A drunk maid of honour once threatened me with a slurred "I know where to find you..." after her friend refused to let her pay for the bride's drinks. A man grabbed my wrist, insisting, "That bill is ours, young lady." Let's not abuse or neglect the service staff in a mission for generousity or an attempt to show off for our friends.

Understanding Rien Avant

Just water, please. No, nothing to start. I like it well done. Miss, we have a show to catch. Excuse me! More coffee! Can I have something else instead of potato?

If you've ever worked in a restaurant, you'll know what I'm trying to say. You understand the delicate balance of trying to please the customer, avoid agitating the chef and refrain from throwing red wine in someone's face. Working in the service industry allows you to see the truth of a person's soul. You can measure the generosity, compassion, understanding and patience of a person by how they behave in a restaurant and treat the server. It is appalling to see how some people will speak to a server. The server is essentially a stranger, and yet a customer feels entitled to address them in a way they would never consider speaking to any other stranger.

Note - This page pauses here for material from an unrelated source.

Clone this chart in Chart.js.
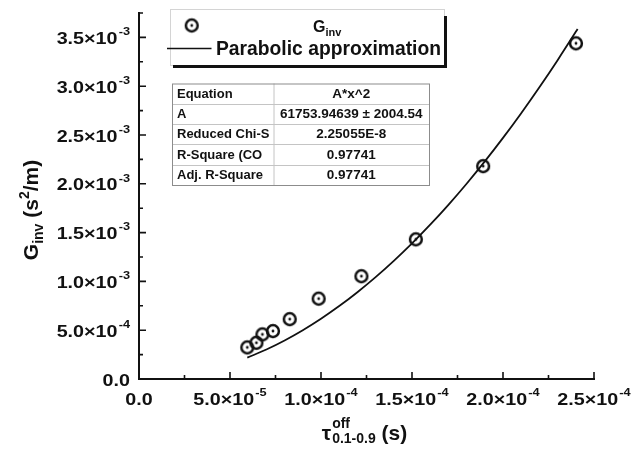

Rien avant is not necessarily a simple lack of an appetizer. Rien avant is often accompanied by: water with lemon and lots of ice, refills of coffee before and during the meal, requests for extra bread, no dessert, and a ten percent tip. This creates the most work for the server with undeniably the least reward. Often, a rien avant type of person will ask your name, constantly make lame jokes with you, sometimes trick you into a false sense of security and rapport. They will mislead you into thinking they like you, appreciate your service, and pretend to leave you with an acceptable gratuity.

However, this is not to say rien avant will always leave you with a sense of deep resentment and confusion. Rien avant can mean no appetizers, but a cocktail to start and then a bottle of wine. These people may like to savour only one course, but the extras add up to remind you that some people do have class, respect and a polite attitude when dining in public.

At any rate, the service industry is definitely challenging, tiring, frustrating and demeaning. It can also be financially worthwhile, hilarious, interesting and rewarding. Rien Avant is about spreading compassion, humour and understanding for the hardworking souls who bring your drinks, serve your food, clear your plates and wipe your tables.